═══ Exercise inputs
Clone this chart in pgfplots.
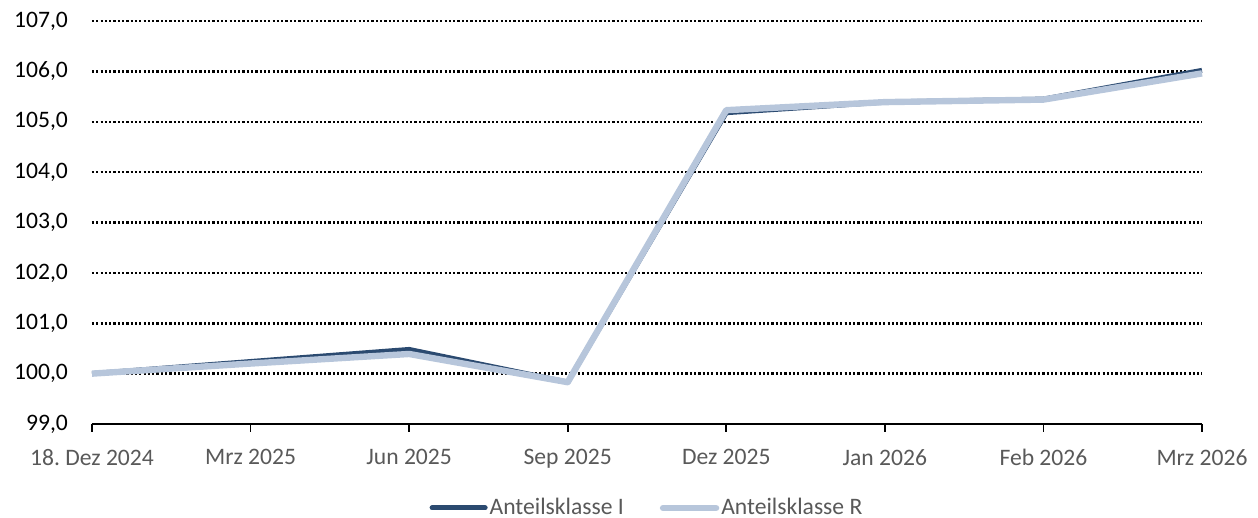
\documentclass[border=0pt]{standalone}
\usepackage{fontspec}
\setmainfont{Carlito}
\usepackage{pgfplots}
\pgfplotsset{compat=1.18}
\definecolor{clI}{HTML}{2B4A70}
\definecolor{clR}{HTML}{B7C6DB}
\definecolor{txt}{HTML}{595959}
\begin{document}
\frenchspacing
\begin{tikzpicture}
\path[use as bounding box] (-46pt,-47pt) rectangle (583pt,212pt);
\begin{axis}[
  at={(0pt,0pt)}, anchor=south west,
  scale only axis, width=555pt, height=201.5pt,
  xmin=0, xmax=7, ymin=99, ymax=107,
  clip=false,
  axis x line*=bottom, axis y line*=left,
  y axis line style={draw=none},
  x axis line style={black, line width=1pt, -},
  xtick={0,...,7},
  xticklabels={18.\ Dez 2024, Mrz 2025, Jun 2025, Sep 2025, Dez 2025, Jan 2026, Feb 2026, Mrz 2026},
  ytick={99,...,107},
  tick align=outside,
  xtick style={black, line width=0.8pt},
  ytick style={draw=none},
  major tick length=4pt,
  ymajorgrids,
  major grid style={black, line width=1.25pt, dash pattern=on 1.1pt off 1.05pt},
  /pgf/number format/.cd, fixed, fixed zerofill, precision=1, use comma, 1000 sep={}, assume math mode=true,
  /pgfplots/.cd,
  yticklabel style={font=\fontsize{11.8pt}{14pt}\selectfont, black, xshift=-4.5pt},
  xticklabel style={font=\fontsize{11.8pt}{14pt}\selectfont, text=txt, yshift=-5pt},
  legend style={draw=none, at={(0.5,-42pt)}, anchor=center, legend columns=2,
    font=\fontsize{11.8pt}{14pt}\selectfont, text=txt,
    /tikz/every even column/.append style={column sep=17pt},
    nodes={inner sep=1pt}},
  legend image code/.code={\draw[#1, line cap=round] (0pt,0pt) -- (26.5pt,0pt);},
]
\addplot[color=clI, line width=2.5pt, line join=round] coordinates {
(0,100.0) (1,100.24) (2,100.48) (3,99.83) (4,105.18) (5,105.39) (6,105.45) (7,106.02)};
\addlegendentry{Anteilsklasse I}
\addplot[color=clR, line width=3.2pt, line join=round] coordinates {
(0,100.0) (1,100.2) (2,100.39) (3,99.83) (4,105.23) (5,105.39) (6,105.44) (7,105.96)};
\addlegendentry{Anteilsklasse R}
\end{axis}
\end{tikzpicture}
\end{document}
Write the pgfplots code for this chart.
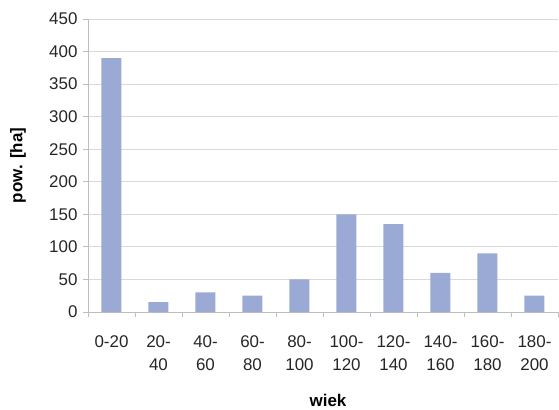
\documentclass[border=0pt]{standalone}
\usepackage{fontspec}
\setmainfont{Liberation Sans}
\usepackage{pgfplots}
\pgfplotsset{compat=1.18}

\definecolor{barblue}{RGB}{154,170,212}
\definecolor{gridgray}{RGB}{217,217,217}
\definecolor{axisgray}{RGB}{190,190,190}

\begin{document}
\begin{tikzpicture}
\begin{axis}[
    scale only axis,
    width=470bp, height=293bp,
    ybar, bar width=20bp,
    xmin=-0.5, xmax=9.5,
    ymin=0, ymax=450,
    ytick={0,50,...,450},
    xtick={0,...,9},
    xticklabels={0-20,{20-\\40},{40-\\60},{60-\\80},{80-\\100},{100-\\120},{120-\\140},{140-\\160},{160-\\180},{180-\\200}},
    minor xtick={-0.5,0.5,...,9.5},
    xtick style={draw=none},
    minor x tick style={draw=axisgray, line width=0.8pt},
    minor tick length=5bp,
    y tick style={draw=axisgray, line width=0.8pt},
    major tick length=5bp,
    tick align=outside,
    axis x line*=bottom,
    axis y line*=left,
    x axis line style={draw=axisgray, line width=0.8pt, -},
    y axis line style={draw=axisgray, line width=0.8pt, -},
    ymajorgrids,
    grid style={gridgray, line width=0.8pt},
    /pgf/number format/assume math mode=true,
    tick label style={font=\fontsize{17}{23}\selectfont, text=black!85},
    xticklabel style={align=center, yshift=-15bp},
    yticklabel style={xshift=-2bp},
    ylabel={pow. [ha]},
    xlabel={wiek},
    label style={font=\fontsize{17}{20}\selectfont\bfseries},
    ylabel style={at={(rel axis cs:0,0.5)}, anchor=center, yshift=70bp},
    xlabel style={at={(rel axis cs:0.5,0)}, anchor=center, yshift=-88bp, xshift=5bp},
]
\addplot[fill=barblue, draw=none] coordinates {
    (0,390) (1,15) (2,30) (3,25) (4,50) (5,150) (6,135) (7,60) (8,90) (9,25)
};
\end{axis}
\path (-88bp,-96bp) rectangle (471bp,312bp);
\end{tikzpicture}
\end{document}
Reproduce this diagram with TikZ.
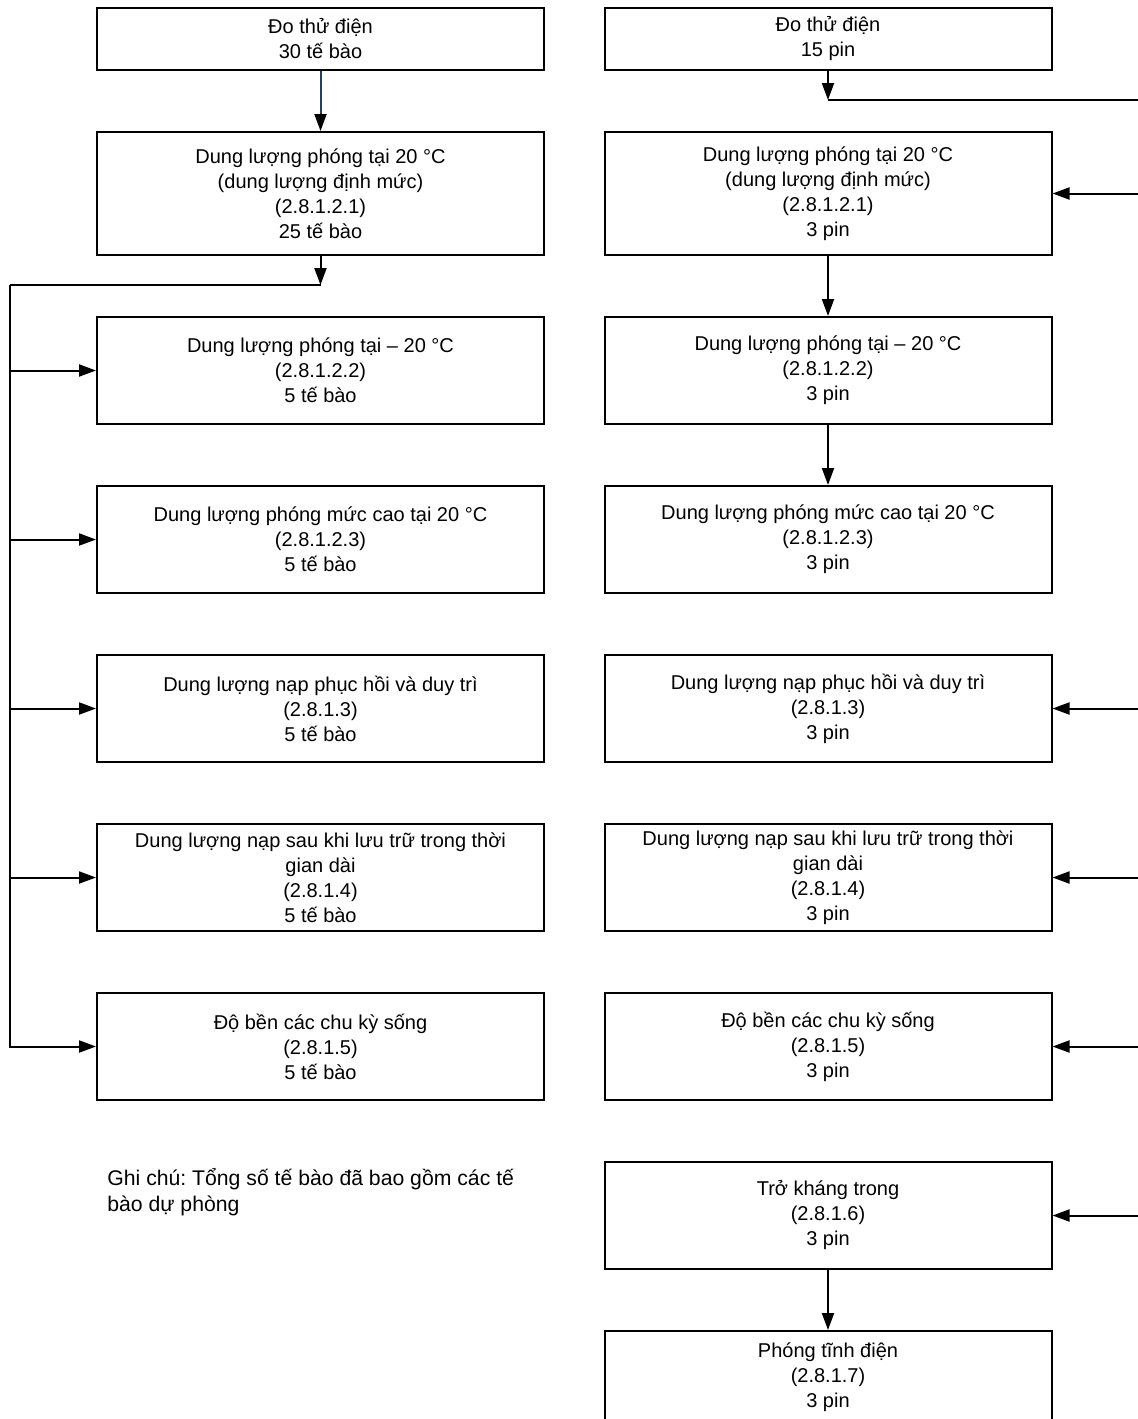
══════
» Task goal
Leave the images out and output the remaining material exactly as it stands.

» Written solution
Clone this chart in pgfplots.
\documentclass[border=0pt]{standalone}
\usepackage{fontspec}
\setmainfont{Carlito}
\usepackage{pgfplots}
\pgfplotsset{compat=1.18}
\definecolor{clI}{HTML}{2B4A70}
\definecolor{clR}{HTML}{B7C6DB}
\definecolor{txt}{HTML}{595959}
\begin{document}
\frenchspacing
\begin{tikzpicture}
\path[use as bounding box] (-46pt,-47pt) rectangle (583pt,212pt);
\begin{axis}[
  at={(0pt,0pt)}, anchor=south west,
  scale only axis, width=555pt, height=201.5pt,
  xmin=0, xmax=7, ymin=99, ymax=107,
  clip=false,
  axis x line*=bottom, axis y line*=left,
  y axis line style={draw=none},
  x axis line style={black, line width=1pt, -},
  xtick={0,...,7},
  xticklabels={18.\ Dez 2024, Mrz 2025, Jun 2025, Sep 2025, Dez 2025, Jan 2026, Feb 2026, Mrz 2026},
  ytick={99,...,107},
  tick align=outside,
  xtick style={black, line width=0.8pt},
  ytick style={draw=none},
  major tick length=4pt,
  ymajorgrids,
  major grid style={black, line width=1.25pt, dash pattern=on 1.1pt off 1.05pt},
  /pgf/number format/.cd, fixed, fixed zerofill, precision=1, use comma, 1000 sep={}, assume math mode=true,
  /pgfplots/.cd,
  yticklabel style={font=\fontsize{11.8pt}{14pt}\selectfont, black, xshift=-4.5pt},
  xticklabel style={font=\fontsize{11.8pt}{14pt}\selectfont, text=txt, yshift=-5pt},
  legend style={draw=none, at={(0.5,-42pt)}, anchor=center, legend columns=2,
    font=\fontsize{11.8pt}{14pt}\selectfont, text=txt,
    /tikz/every even column/.append style={column sep=17pt},
    nodes={inner sep=1pt}},
  legend image code/.code={\draw[#1, line cap=round] (0pt,0pt) -- (26.5pt,0pt);},
]
\addplot[color=clI, line width=2.5pt, line join=round] coordinates {
(0,100.0) (1,100.24) (2,100.48) (3,99.83) (4,105.18) (5,105.39) (6,105.45) (7,106.02)};
\addlegendentry{Anteilsklasse I}
\addplot[color=clR, line width=3.2pt, line join=round] coordinates {
(0,100.0) (1,100.2) (2,100.39) (3,99.83) (4,105.23) (5,105.39) (6,105.44) (7,105.96)};
\addlegendentry{Anteilsklasse R}
\end{axis}
\end{tikzpicture}
\end{document}
Write the pgfplots code for this chart.
\documentclass[border=0pt]{standalone}
\usepackage{fontspec}
\setmainfont{Liberation Sans}
\usepackage{pgfplots}
\pgfplotsset{compat=1.18}

\definecolor{barblue}{RGB}{154,170,212}
\definecolor{gridgray}{RGB}{217,217,217}
\definecolor{axisgray}{RGB}{190,190,190}

\begin{document}
\begin{tikzpicture}
\begin{axis}[
    scale only axis,
    width=470bp, height=293bp,
    ybar, bar width=20bp,
    xmin=-0.5, xmax=9.5,
    ymin=0, ymax=450,
    ytick={0,50,...,450},
    xtick={0,...,9},
    xticklabels={0-20,{20-\\40},{40-\\60},{60-\\80},{80-\\100},{100-\\120},{120-\\140},{140-\\160},{160-\\180},{180-\\200}},
    minor xtick={-0.5,0.5,...,9.5},
    xtick style={draw=none},
    minor x tick style={draw=axisgray, line width=0.8pt},
    minor tick length=5bp,
    y tick style={draw=axisgray, line width=0.8pt},
    major tick length=5bp,
    tick align=outside,
    axis x line*=bottom,
    axis y line*=left,
    x axis line style={draw=axisgray, line width=0.8pt, -},
    y axis line style={draw=axisgray, line width=0.8pt, -},
    ymajorgrids,
    grid style={gridgray, line width=0.8pt},
    /pgf/number format/assume math mode=true,
    tick label style={font=\fontsize{17}{23}\selectfont, text=black!85},
    xticklabel style={align=center, yshift=-15bp},
    yticklabel style={xshift=-2bp},
    ylabel={pow. [ha]},
    xlabel={wiek},
    label style={font=\fontsize{17}{20}\selectfont\bfseries},
    ylabel style={at={(rel axis cs:0,0.5)}, anchor=center, yshift=70bp},
    xlabel style={at={(rel axis cs:0.5,0)}, anchor=center, yshift=-88bp, xshift=5bp},
]
\addplot[fill=barblue, draw=none] coordinates {
    (0,390) (1,15) (2,30) (3,25) (4,50) (5,150) (6,135) (7,60) (8,90) (9,25)
};
\end{axis}
\path (-88bp,-96bp) rectangle (471bp,312bp);
\end{tikzpicture}
\end{document}
Reproduce this diagram with TikZ.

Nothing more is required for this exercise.